> _Request_
Write out, word for word, the first line of the data below and every line after it through the one containing "import numpy as np".

> _Information shown_

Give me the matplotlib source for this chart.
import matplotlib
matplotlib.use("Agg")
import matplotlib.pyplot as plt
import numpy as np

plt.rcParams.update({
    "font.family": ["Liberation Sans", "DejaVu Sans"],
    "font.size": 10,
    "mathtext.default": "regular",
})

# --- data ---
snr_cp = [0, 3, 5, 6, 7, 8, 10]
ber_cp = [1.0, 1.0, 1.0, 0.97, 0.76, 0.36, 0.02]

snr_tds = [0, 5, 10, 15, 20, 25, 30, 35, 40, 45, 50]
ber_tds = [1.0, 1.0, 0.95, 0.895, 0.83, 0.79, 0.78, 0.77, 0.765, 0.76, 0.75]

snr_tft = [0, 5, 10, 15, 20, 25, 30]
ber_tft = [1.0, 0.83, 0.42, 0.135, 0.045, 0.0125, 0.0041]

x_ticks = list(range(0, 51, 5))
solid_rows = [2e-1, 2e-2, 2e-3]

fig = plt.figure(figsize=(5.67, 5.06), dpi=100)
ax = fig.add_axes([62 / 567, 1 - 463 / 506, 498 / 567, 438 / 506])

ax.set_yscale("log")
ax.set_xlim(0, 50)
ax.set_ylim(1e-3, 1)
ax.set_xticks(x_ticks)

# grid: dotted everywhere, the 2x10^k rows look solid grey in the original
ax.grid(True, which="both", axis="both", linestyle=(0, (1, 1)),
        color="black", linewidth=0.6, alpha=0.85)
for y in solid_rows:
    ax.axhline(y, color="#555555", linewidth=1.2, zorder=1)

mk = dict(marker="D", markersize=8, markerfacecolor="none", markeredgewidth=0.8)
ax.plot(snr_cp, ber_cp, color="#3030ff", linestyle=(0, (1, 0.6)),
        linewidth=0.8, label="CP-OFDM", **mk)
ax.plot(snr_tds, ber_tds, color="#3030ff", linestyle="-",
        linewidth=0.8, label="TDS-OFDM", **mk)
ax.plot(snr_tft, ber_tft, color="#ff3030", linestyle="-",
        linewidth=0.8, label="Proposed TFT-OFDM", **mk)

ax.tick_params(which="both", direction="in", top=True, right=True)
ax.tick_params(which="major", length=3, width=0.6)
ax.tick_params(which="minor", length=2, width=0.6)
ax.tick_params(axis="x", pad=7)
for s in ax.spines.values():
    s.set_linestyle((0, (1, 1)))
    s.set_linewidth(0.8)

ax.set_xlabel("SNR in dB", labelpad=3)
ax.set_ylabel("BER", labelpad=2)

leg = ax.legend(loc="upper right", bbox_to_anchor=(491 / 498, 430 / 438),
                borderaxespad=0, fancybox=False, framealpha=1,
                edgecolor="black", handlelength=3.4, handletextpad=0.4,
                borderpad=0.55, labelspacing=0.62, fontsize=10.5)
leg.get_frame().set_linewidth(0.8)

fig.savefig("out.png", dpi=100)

> _Response to the task_
Give me the matplotlib source for this chart.
import matplotlib
matplotlib.use("Agg")
import matplotlib.pyplot as plt
import numpy as np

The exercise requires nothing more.